На обратном пути в посольство Сато мрачно сказал Юхаси в машине: «Наконец случилось то, что и должно было произойти» [Sato 1963: 499; Yuhashi 1974: 219].
Встреча Гарримана со Сталиным
После ухода Сато у Молотова в семь часов вечера состоялась встреча с британским послом Арчибальдом Кларком Керром и американским послом Гарриманом. Нарком иностранных дел сообщил союзникам, что двумя часами ранее зачитал японскому послу ноту об объявлении войны. Он подчеркнул, что советское правительство в точности выполнило свое обещание вступить в войну с Японией через три месяца после победы над Германией. Далее Молотов сказал, что сообщение о вступлении СССР в войну с Японией будет передано газетчикам и радиожурналистам в 20:30 по московскому времени (2:30 ночи в Токио и 13:30 в Вашингтоне)[339]. Эта информация вместе с текстом советской ноты была немедленно отправлена в Вашингтон.
Затем Гарриман встретился со Сталиным и выразил советскому вождю свою признательность в связи со вступлением СССР в Тихоокеанскую войну. Он сказал ему, что счастлив оттого, что Соединенные Штаты и Советский Союз снова стали союзниками. Сталин на удивление подробно рассказал Гарриману о ситуации на Дальнем Востоке. Он сообщил, как далеко углубились советские войска в Маньчжурию на каждом из фронтов, и заявил, что вскоре начнется наступление на Южный Сахалин. Сталин пребывал в прекрасном расположении духа. Он был явно доволен тем, что успел начать боевые действия до капитуляции Японии. Советский лидер охотно делился с американским послом подробностями о ходе войны – отчасти для того, чтобы продемонстрировать американцам свою готовность к сотрудничеству, а отчасти чтобы впечатлить Гарримана тем, как быстро и решительно продвигаются советские войска в Маньчжурии.
Гарриман спросил Сталина, что он думает об эффекте, который окажет на японцев атомная бомбардировка. Сталин ответил, что, «по его мнению, японцы в данный момент ищут предлог для смены существующего правительства таким, которое было бы способно согласиться на капитуляцию.
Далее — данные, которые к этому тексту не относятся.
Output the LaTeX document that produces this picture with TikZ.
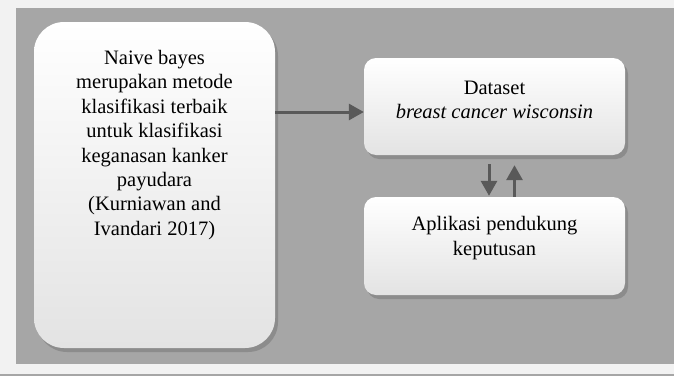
\documentclass[tikz,border=0pt]{standalone}
\usepackage{fontspec}
\setmainfont{Liberation Serif}
\usetikzlibrary{arrows.meta,shadows}
\definecolor{panelgray}{HTML}{A6A6A6}
\definecolor{arrowgray}{HTML}{595959}
\definecolor{paper}{HTML}{F2F2F2}
\begin{document}
\begin{tikzpicture}[x=1pt,y=1pt,
  box/.style={rounded corners=22pt, top color=white, bottom color=black!11,
    drop shadow={shadow xshift=3pt, shadow yshift=-4pt, fill=black!45, opacity=1},
    inner sep=0pt},
  txt/.style={align=center, inner sep=0pt, font=\fontsize{20.5}{24.4}\selectfont},
  arr/.style={draw=arrowgray, line width=3pt, -{Triangle[length=15pt,width=16pt]}}]
\useasboundingbox (0,0) rectangle (674,376);
\fill[paper] (0,0) rectangle (674,376);
\fill[panelgray] (16,12) rectangle (674,368);
\fill[black!35] (0,0) rectangle (674,2);
\node[box, minimum width=241pt, minimum height=326pt, rounded corners=30pt] (naive) at (154.5,191) {};
\node[box, minimum width=261pt, minimum height=97pt, rounded corners=12pt] (data) at (494.5,269.5) {};
\node[box, minimum width=261pt, minimum height=98pt, rounded corners=12pt] (app) at (494.5,130) {};
\node[txt] (naivetxt) at (154.5,231) {Naive bayes\\merupakan metode\\klasifikasi terbaik\\untuk klasifikasi\\keganasan kanker\\payudara\\(Kurniawan and\\Ivandari 2017)};
\node[txt] (datatxt) at (494.5,276) {Dataset\\\textit{breast cancer wisconsin}};
\node[txt] (apptxt) at (494.5,138) {Aplikasi pendukung\\keputusan};
\draw[arr] ([yshift=-5.5pt]data.west -| naive.east) -- ([yshift=-5.5pt]data.west);
\draw[arr] ([xshift=-5.5pt,yshift=-9pt]data.south) -- ([xshift=-5.5pt,yshift=1pt]app.north);
\draw[arr] ([xshift=20pt]app.north) -- ([xshift=20pt,yshift=-10pt]data.south);
\end{tikzpicture}
\end{document}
Бомба могла бы дать им такой предлог». Это важное замечание, свидетельствующее о том, что Сталин отнесся к атомной бомбе очень серьезно.
Обсуждение атомной бомбы привело к тому, что беседа между Сталиным и Гарриманом приняла неожиданный оборот. Посол отметил: как удачно, что атомную бомбу изобрели американцы, а не немцы. Затем он сообщил, что «оружие невиданной разрушительной мощи», о котором президент США вскользь упомянул на Потсдамской конференции, на самом деле и было атомной бомбой. Не комментируя не вполне откровенное признание Трумэна о наличии у США атомной бомбы, Сталин ответил: «Советские ученые говорят, что это очень трудная задача», тем самым признав, что у СССР тоже есть собственный атомный проект. Он даже упомянул о захваченной советскими войсками немецкой лаборатории, где также велись работы по созданию атомной бомбы. «Англичане тоже никуда не продвинулись с этими исследованиями, – продолжил Сталин, – хотя у них есть прекрасные физики». Гарриман в ответ проинформировал Сталина, что «с 1941 года Англия объединила усилия с США» и «Черчиллю принадлежит большая заслуга в успехе атомного проекта». Сталин сделал вид, что слышит об этом впервые, хотя благодаря разведданным ему было прекрасно известно о сотрудничестве Великобритании и США. «Должно быть, это стоило очень больших денег», – заметил он, на что Гарриман ответил: «Соединенным Штатам это обошлось в два миллиарда долларов»[340].
Затем Гарриман затронул тему советско-китайских переговоров. Он подчеркнул, как важно, чтобы Дайрен оставался свободным портом, и попросил Сталина в письменной форме выразить свою поддержку политике открытых дверей, так как советский вождь неоднократно заявлял об этой своей позиции устно. Когда Гарриман показал Сталину текст предлагаемого заявления от имени советского и китайского правительств, Сталин внимательно прочел этот документ и сказал, что его все в нем устраивает, кроме последнего предложения в первом параграфе. Он объяснил, что в соответствии с Ялтинским соглашением Советский Союз обладал преимущественными интересами в Дайрене, а это, по его мнению, означало предпочтительную позицию в портовой администрации. Сталин сказал, что, хотя Дайрен не будет использоваться в качестве советской военно-морской базы, этот порт не может быть вне милитаризованной зоны и что советское правительство обеспечит безопасность и города, и порта. По итогам этой встречи Гарриман уведомил Вашингтон, что Сталин вряд ли согласится на предложение американцев объявить Дайрен свободным портом[341]. К сожалению для США, советская военная операция в Маньчжурии позволила Сталину диктовать свои условия в этом вопросе.
Как Сталин и рассчитывал, Гарриман не стал выдвигать возражений в связи с тем, что Советский Союз вступил в войну, не заключив предварительно договор с Китаем. Ставка советского вождя сыграла.